Just looking at this: players assemble modifiers in all sorts of way.The first process I looked at was the stochastic method. My framing is that the function of the stochastic method is to choose between possible subsequent worlds. When we're about to roll, multiple worlds are possible. Once the dice have fallen, we'll agree on one world. RNG is the die. P captures the modifiers player has assembled. World captures the game world parameters (AC, DC etc.)
RNG + P + W
RNG + P
In MHRP/Cortex+ Heroic, all rolls made by the players are opposed, either by another acting character or by the Doom Pool. All outcomes are rated by size. One outcome can be stepping back a trait on one's own sheet (eg injury) or on another's sheet (eg ripping off bits of Iron Man's armour).
Suppose that player A's PC rips bits of Iron Man's armour (say with a successful check against Iron Man that draws on a combination of Strength and Technical expertise (maybe Bill Foster is doing this in his Goliath form); and the player B's PC has an easier time beating up Iron Man as a result.
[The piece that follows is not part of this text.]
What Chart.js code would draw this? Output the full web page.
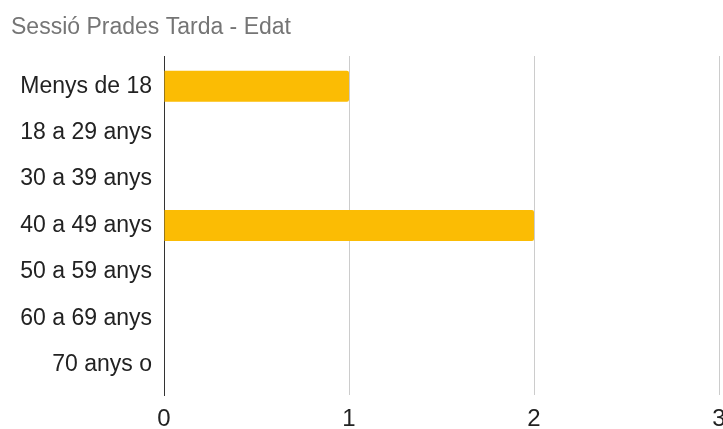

Is that P, or W?
A parallel thing in D&D might be one PC grabbing a character and a second PC taking advantage of the immobilisation to beat the character up.
A game in which augments/bonuses are gated behind successful actions (be they helping actions from others, or one's own "auxiliary" actions) will have a different feel from one in which a player can accrue them without having to perform an action (especially when, as in MHRP, there is an action economy).
The same is true for one where augments/bonuses are available by spending currency (eg in Fate, paying a fate point and then narrating post facto the W) vs one where the fiction serves as a constraint, because it is already established prior to the check being made.
I also don't understand what clarity is gained by replacing Baker's notion of negotiated imagination, which requires decisions (perhaps mediated by dice rolls) as to whose preferred imaginative content is introduced into the shared fiction, with a notion of "possible worlds".